When you consider how painful it must have been for those who lost a parent or child?  Or whole units of friends in public service jobs?  It just becomes brutally crushing.

At the time of the attacks, I was working as an assistant prosecutor, dealing every single day with police officers and other emergency services providers on the front lines of community protection.  So the ever-mounting losses of the NYPD and the NYFD were starkly real for me -- and for every other American who worked in any sort of law enforcement or public service capacity.  These were all of our brothers and sisters.

Since that day, we have sent so many of our nation's uniformed finest into harm's way -- in Afghanistan, in Iraq, and too many other places by and between for fueling and supply chain management...including members of my own family and too many friends to count.


The Peanut has been aware of a lot of the aftermath, because it has touched so much of our own lives.  For example, we often buy a meal for soldiers when they are dining at a restaurant (anonymously whenever possible, because it's more fun that way for us), or pick up a coffee or meal at the airport when they are near enough to us in line to make it work.  And we explain to her why we are saying "thank you" to them for serving. 

We also contribute to programs that work with people who need a hand, both internationally and here in the US -- and I try to explain to her each time why giving someone a hand and showing compassion for someone who needs help is so important.

But how can you ever explain the initial, wholesale, evil attack itself?  I keep falling back the words from Sting's beautiful song, Fragile:
Perhaps this final act was meant
To clinch a lifetime's argument
That nothing comes from violence
and nothing ever could
For all those born beneath an angry star
Lest we forget how fragile we are
As we move forward in time, the wound begins to heal...but it still feels awfully raw, doesn't it? It does to me, anyway, and the renewal of images from the attacks on my television feels almost like a visual violation of sorts.

Having to explain all of this to my daughter in terms that an 8 year old can not only process but talk about more deeply has been a tough one.

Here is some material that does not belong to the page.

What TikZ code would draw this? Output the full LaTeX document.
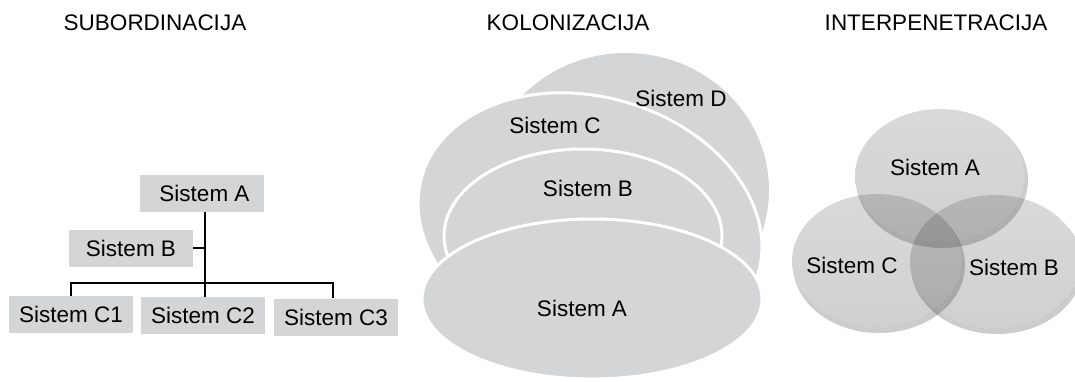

Fear can be a powerful motivator for action, but I am constantly trying to make her understand that decisions made in fear are not always the most solid ones.  That caution is good, but only when you don't allow it to slip into a blinding paranoia.  That over-generalization can be as bad as under-analysis for fear of offending someone.  That not only should you not be afraid to fly in an airplane, but that refusing to give in to fear is exactly the best way to say "I refuse to let you win" to the bad people who tried to inflict fear in the first place.

Just call it my tribute to Winston Churchill, if you will.

I want her to understand that sometimes bad people do bad things and there is nothing any of us can do to stop them.  But that we all try to do what we can, and that in general, most people try to do good things -- that it is very important that we should strive to do good things whenever possible.

In the end, that is what moves us all forward together.

(Photo via hepp.  Beautifully delicate shot, isn't it?  Love this one.)